Why is a Proper Load Calculation Crucial?

1. Optimal Comfort: An accurately sized system can maintain consistent temperatures and humidity levels throughout your space, eliminating hot and cold spots.
2. Energy Efficiency: An oversized system will "short cycle" – turning on and off frequently – which wastes energy, doesn't properly dehumidify, and puts undue stress on components. An undersized system will run constantly, struggle to reach desired temperatures, and consume excessive energy.
3. System Longevity: Both oversized and undersized systems experience increased wear and tear, leading to more frequent breakdowns and a shorter lifespan for your expensive equipment.
4. Improved Indoor Air Quality: Proper sizing allows for adequate dehumidification during cooling cycles, which is vital for comfort and preventing mold growth.
5. Cost Savings: Beyond energy bills, correct sizing avoids the expense of replacing an improperly installed system prematurely.

Key Factors Influencing HVAC Load

Many variables contribute to a building's heating and cooling needs. Our calculator simplifies some of these, but a professional calculation (like ASHRAE or Manual J) considers them in much greater detail:

• Conditioned Floor Area: The total square footage of the space that needs to be heated or cooled. Larger areas generally require more capacity.
• Ceiling Height: Taller ceilings mean a greater volume of air to condition, increasing the load.
• Number of Occupants: People generate a significant amount of body heat and moisture, adding to the cooling load.
• Number and Type of Windows: Windows are major sources of heat gain (solar radiation in summer) and heat loss (conduction in winter). Their size, orientation, and glazing type (single, double, triple pane, low-e) are critical.
• Insulation R-Value: The resistance to heat flow in walls, ceilings, and floors.

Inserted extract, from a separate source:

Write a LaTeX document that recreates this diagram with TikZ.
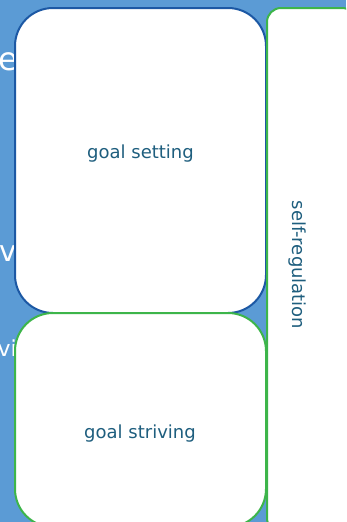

Higher R-values mean better insulation and lower loads.
• Outdoor Design Temperatures: The typical extreme high summer and low winter temperatures for your specific geographic location.
• Desired Indoor Temperatures: The temperature you wish to maintain inside your building.
• Appliance and Lighting Heat Gain: All electrical appliances, lights, and electronic devices generate heat, contributing to the cooling load.
• Infiltration and Ventilation: Air leaks through cracks and gaps (infiltration) or intentional fresh air intake (ventilation) introduce unconditioned air, impacting both heating and cooling loads.
• Building Orientation: Which direction your windows and walls face affects solar heat gain.
• Ductwork: The condition and insulation of your ductwork can significantly impact efficiency and effective capacity.

How This Calculator Works (A Simplified Approach)

Our HVAC Load Estimator uses a simplified model based on common engineering principles to give you a preliminary idea of your heating and cooling requirements. It takes into account your building's conditioned area, ceiling height, number of occupants, windows, insulation levels, and typical indoor/outdoor temperatures. It then applies general coefficients for heat transfer through building components and internal heat gains to provide an estimated BTU/hr for both cooling and heating.

While this tool is helpful for initial planning, it is not a substitute for a comprehensive, professional Manual J calculation performed by a certified HVAC technician. A professional assessment will include a detailed room-by-room analysis, consider specific window types, shading, local climate data, and other nuances that provide a highly accurate load calculation.

Interpreting Your Results

• Cooling Load (BTU/hr): This is the amount of heat your air conditioner needs to remove from your home per hour. HVAC cooling capacity is often expressed in "tons," where 1 ton equals 12,000 BTU/hr. For example, a 36,000 BTU/hr cooling load would require a 3-ton AC unit.
• Heating Load (BTU/hr): This is the amount of heat your furnace or heating system needs to add to your home per hour to maintain your desired indoor temperature.

Use these numbers as a starting point for discussions with HVAC professionals. They will help you select the right size and type of equipment for your specific needs, ensuring maximum comfort and efficiency.